=== SET EXERCISE ===
Write every line out verbatim and omit the pictures.
------------------------------
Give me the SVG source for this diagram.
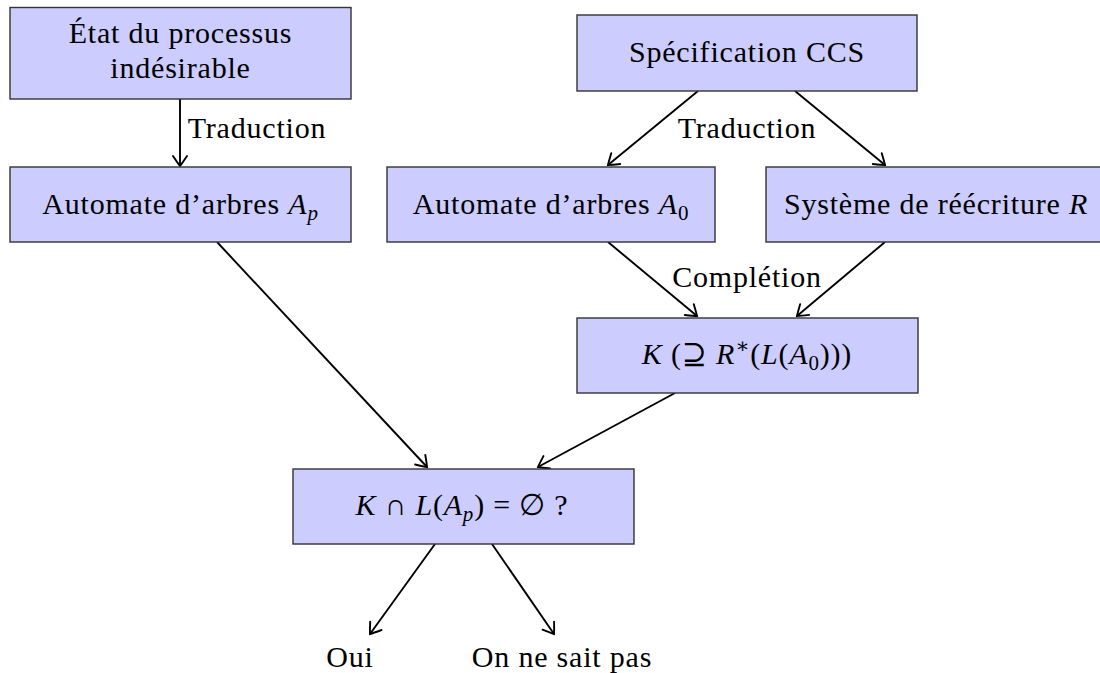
<svg xmlns="http://www.w3.org/2000/svg" width="1100" height="673" viewBox="0 0 1100 673">
<defs>
<style>
.box{fill:#ccccff;stroke:#333;stroke-width:1.4}
text{font-family:"Liberation Serif","DejaVu Serif",serif;font-size:30px;letter-spacing:0.8px;fill:#000;text-anchor:middle}
.m{font-style:italic}
.e{stroke:#000;stroke-width:1.9;fill:none;marker-end:url(#arr)}
</style>
<marker id="arr" markerUnits="userSpaceOnUse" markerWidth="18" markerHeight="18" viewBox="-13 -9 15 18" refX="0" refY="0" orient="auto">
<path d="M -10 -7 Q -2.5 -2 0 0 Q -2.5 2 -10 7" fill="none" stroke="#000" stroke-width="1.9" stroke-linecap="round"/>
</marker>
</defs>
<rect width="1100" height="673" fill="#fff"/>
<g id="edges">
<line class="e" x1="180" y1="99" x2="180" y2="166"/>
<line class="e" x1="698" y1="91" x2="608" y2="165"/>
<line class="e" x1="795" y1="91" x2="885" y2="165"/>
<line class="e" x1="608" y1="242" x2="697" y2="316"/>
<line class="e" x1="885" y1="242" x2="797" y2="316"/>
<line class="e" x1="217" y1="242" x2="427" y2="467"/>
<line class="e" x1="675" y1="393" x2="538" y2="467"/>
<line class="e" x1="435" y1="544" x2="370" y2="634"/>
<line class="e" x1="492" y1="544" x2="554" y2="634"/>
<text x="257" y="138">Traduction</text>
<text x="747" y="138">Traduction</text>
<text x="747" y="287">Complétion</text>
</g>
<g id="etat">
<rect class="box" x="10" y="7.5" width="341" height="91.5"/>
<text x="180.5" y="43">État du processus</text>
<text x="180.5" y="78">indésirable</text>
</g>
<g id="ap">
<rect class="box" x="10" y="167" width="341" height="75"/>
<text x="180.5" y="214">Automate d’arbres <tspan class="m">A</tspan><tspan class="m" font-size="21" dy="6">p</tspan></text>
</g>
<g id="ccs">
<rect class="box" x="577" y="15" width="340" height="76"/>
<text x="747" y="62">Spécification CCS</text>
</g>
<g id="a0">
<rect class="box" x="387" y="167" width="328" height="75"/>
<text x="551" y="214">Automate d’arbres <tspan class="m">A</tspan><tspan font-size="21" dy="6">0</tspan></text>
</g>
<g id="r">
<rect class="box" x="766" y="167" width="340" height="75"/>
<text x="936" y="214">Système de réécriture <tspan class="m">R</tspan></text>
</g>
<g id="k">
<rect class="box" x="577" y="318" width="341" height="75"/>
<text x="747" y="364"><tspan class="m">K</tspan> (⊇ <tspan class="m">R</tspan><tspan font-size="21" dy="-11">∗</tspan><tspan dy="11">(</tspan><tspan class="m">L</tspan>(<tspan class="m">A</tspan><tspan font-size="21" dy="6">0</tspan><tspan dy="-6">)))</tspan></text>
</g>
<g id="inter">
<rect class="box" x="293" y="469" width="341" height="75"/>
<text x="462" y="515"><tspan class="m">K</tspan> ∩ <tspan class="m">L</tspan>(<tspan class="m">A</tspan><tspan class="m" font-size="21" dy="6">p</tspan><tspan dy="-6">) = ∅ ?</tspan></text>
</g>
<g id="oui">
<text x="350" y="667">Oui</text>
</g>
<g id="onnesaitpas">
<text x="562" y="667">On ne sait pas</text>
</g>
</svg>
------------------------------
=== EXPECTED OUTPUT ===
Give me the SVG source for this diagram.
<svg xmlns="http://www.w3.org/2000/svg" width="1100" height="673" viewBox="0 0 1100 673">
<defs>
<style>
.box{fill:#ccccff;stroke:#333;stroke-width:1.4}
text{font-family:"Liberation Serif","DejaVu Serif",serif;font-size:30px;letter-spacing:0.8px;fill:#000;text-anchor:middle}
.m{font-style:italic}
.e{stroke:#000;stroke-width:1.9;fill:none;marker-end:url(#arr)}
</style>
<marker id="arr" markerUnits="userSpaceOnUse" markerWidth="18" markerHeight="18" viewBox="-13 -9 15 18" refX="0" refY="0" orient="auto">
<path d="M -10 -7 Q -2.5 -2 0 0 Q -2.5 2 -10 7" fill="none" stroke="#000" stroke-width="1.9" stroke-linecap="round"/>
</marker>
</defs>
<rect width="1100" height="673" fill="#fff"/>
<g id="edges">
<line class="e" x1="180" y1="99" x2="180" y2="166"/>
<line class="e" x1="698" y1="91" x2="608" y2="165"/>
<line class="e" x1="795" y1="91" x2="885" y2="165"/>
<line class="e" x1="608" y1="242" x2="697" y2="316"/>
<line class="e" x1="885" y1="242" x2="797" y2="316"/>
<line class="e" x1="217" y1="242" x2="427" y2="467"/>
<line class="e" x1="675" y1="393" x2="538" y2="467"/>
<line class="e" x1="435" y1="544" x2="370" y2="634"/>
<line class="e" x1="492" y1="544" x2="554" y2="634"/>
<text x="257" y="138">Traduction</text>
<text x="747" y="138">Traduction</text>
<text x="747" y="287">Complétion</text>
</g>
<g id="etat">
<rect class="box" x="10" y="7.5" width="341" height="91.5"/>
<text x="180.5" y="43">État du processus</text>
<text x="180.5" y="78">indésirable</text>
</g>
<g id="ap">
<rect class="box" x="10" y="167" width="341" height="75"/>
<text x="180.5" y="214">Automate d’arbres <tspan class="m">A</tspan><tspan class="m" font-size="21" dy="6">p</tspan></text>
</g>
<g id="ccs">
<rect class="box" x="577" y="15" width="340" height="76"/>
<text x="747" y="62">Spécification CCS</text>
</g>
<g id="a0">
<rect class="box" x="387" y="167" width="328" height="75"/>
<text x="551" y="214">Automate d’arbres <tspan class="m">A</tspan><tspan font-size="21" dy="6">0</tspan></text>
</g>
<g id="r">
<rect class="box" x="766" y="167" width="340" height="75"/>
<text x="936" y="214">Système de réécriture <tspan class="m">R</tspan></text>
</g>
<g id="k">
<rect class="box" x="577" y="318" width="341" height="75"/>
<text x="747" y="364"><tspan class="m">K</tspan> (⊇ <tspan class="m">R</tspan><tspan font-size="21" dy="-11">∗</tspan><tspan dy="11">(</tspan><tspan class="m">L</tspan>(<tspan class="m">A</tspan><tspan font-size="21" dy="6">0</tspan><tspan dy="-6">)))</tspan></text>
</g>
<g id="inter">
<rect class="box" x="293" y="469" width="341" height="75"/>
<text x="462" y="515"><tspan class="m">K</tspan> ∩ <tspan class="m">L</tspan>(<tspan class="m">A</tspan><tspan class="m" font-size="21" dy="6">p</tspan><tspan dy="-6">) = ∅ ?</tspan></text>
</g>
<g id="oui">
<text x="350" y="667">Oui</text>
</g>
<g id="onnesaitpas">
<text x="562" y="667">On ne sait pas</text>
</g>
</svg>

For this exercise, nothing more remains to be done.